TASK STATEMENT => Quote all of the data that follows exactly as written, skipping the images.

──────

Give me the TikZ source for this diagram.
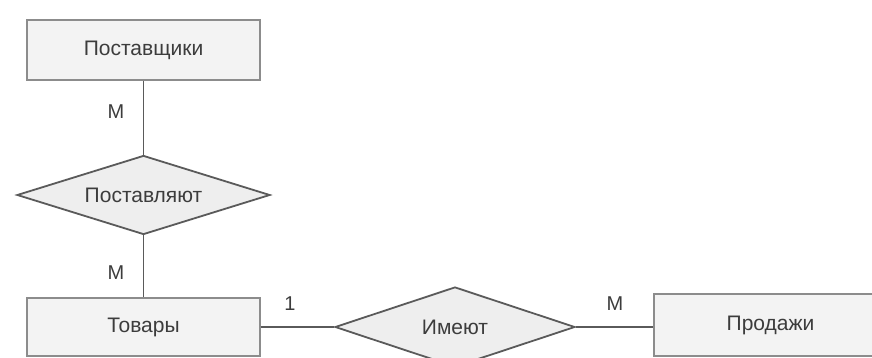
\documentclass[tikz,border=0pt]{standalone}
\usepackage{fontspec}
\setmainfont{Liberation Sans}
\usetikzlibrary{shapes.geometric}
\definecolor{boxfill}{HTML}{F3F3F3}
\definecolor{boxline}{HTML}{8C8C8C}
\definecolor{dfill}{HTML}{EEEEEE}
\definecolor{dline}{HTML}{5A5A5A}
\definecolor{txt}{HTML}{3C3C3C}
\tikzset{
  entity/.style={draw=boxline, fill=boxfill, line width=1.4pt, rectangle, minimum width=233pt, minimum height=60pt, inner sep=0pt, text=txt, font=\fontsize{21}{24}\selectfont},
  rel/.style={draw=dline, fill=dfill, line width=1.8pt, diamond, aspect=3.1, inner sep=0pt, text=txt, font=\fontsize{21}{24}\selectfont},
  conn/.style={draw=dline, line width=1.4pt},
  card/.style={text=txt, font=\fontsize{20}{24}\selectfont, inner sep=0pt}
}
\begin{document}
\begin{tikzpicture}[x=1pt,y=-1pt]
\useasboundingbox (0,0) rectangle (872,358);
\node[entity] (sup) at (143.5,50) {Поставщики};
\node[rel, minimum width=253pt, minimum height=79pt] (del) at (143.5,195) {Поставляют};
\node[entity, minimum height=58pt] (tov) at (143.5,327) {Товары};
\node[rel, minimum width=240pt, minimum height=80pt] (has) at (455,327) {Имеют};
\node[entity, minimum width=233pt, minimum height=62pt] (sal) at (770.5,325) {Продажи};
\draw[conn] (sup.south) -- (del.north);
\draw[conn] (del.south) -- (tov.north);
\draw[conn] (tov.east) -- (has.west);
\draw[conn] (has.east) -- (sal.west |- has.east);
\node[card] (m1) at (116,112) {M};
\node[card] (m2) at (116,273) {M};
\node[card] (one) at (290,304) {1};
\node[card] (m3) at (615,304) {M};
\end{tikzpicture}
\end{document}
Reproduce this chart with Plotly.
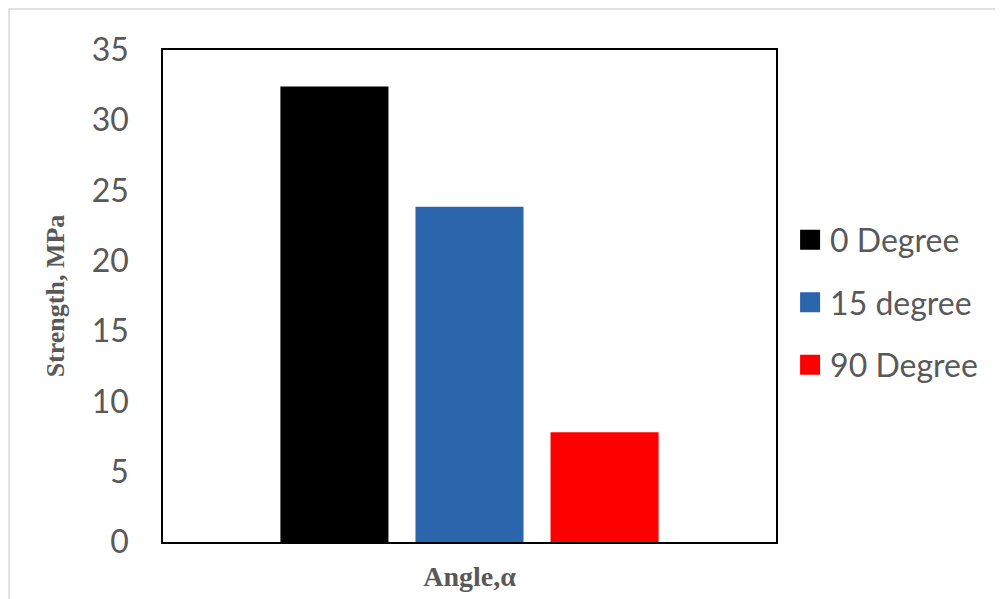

──────

WRITTEN SOLUTION =>
Give me the TikZ source for this diagram.
\documentclass[tikz,border=0pt]{standalone}
\usepackage{fontspec}
\setmainfont{Liberation Sans}
\usetikzlibrary{shapes.geometric}
\definecolor{boxfill}{HTML}{F3F3F3}
\definecolor{boxline}{HTML}{8C8C8C}
\definecolor{dfill}{HTML}{EEEEEE}
\definecolor{dline}{HTML}{5A5A5A}
\definecolor{txt}{HTML}{3C3C3C}
\tikzset{
  entity/.style={draw=boxline, fill=boxfill, line width=1.4pt, rectangle, minimum width=233pt, minimum height=60pt, inner sep=0pt, text=txt, font=\fontsize{21}{24}\selectfont},
  rel/.style={draw=dline, fill=dfill, line width=1.8pt, diamond, aspect=3.1, inner sep=0pt, text=txt, font=\fontsize{21}{24}\selectfont},
  conn/.style={draw=dline, line width=1.4pt},
  card/.style={text=txt, font=\fontsize{20}{24}\selectfont, inner sep=0pt}
}
\begin{document}
\begin{tikzpicture}[x=1pt,y=-1pt]
\useasboundingbox (0,0) rectangle (872,358);
\node[entity] (sup) at (143.5,50) {Поставщики};
\node[rel, minimum width=253pt, minimum height=79pt] (del) at (143.5,195) {Поставляют};
\node[entity, minimum height=58pt] (tov) at (143.5,327) {Товары};
\node[rel, minimum width=240pt, minimum height=80pt] (has) at (455,327) {Имеют};
\node[entity, minimum width=233pt, minimum height=62pt] (sal) at (770.5,325) {Продажи};
\draw[conn] (sup.south) -- (del.north);
\draw[conn] (del.south) -- (tov.north);
\draw[conn] (tov.east) -- (has.west);
\draw[conn] (has.east) -- (sal.west |- has.east);
\node[card] (m1) at (116,112) {M};
\node[card] (m2) at (116,273) {M};
\node[card] (one) at (290,304) {1};
\node[card] (m3) at (615,304) {M};
\end{tikzpicture}
\end{document}
Reproduce this chart with Plotly.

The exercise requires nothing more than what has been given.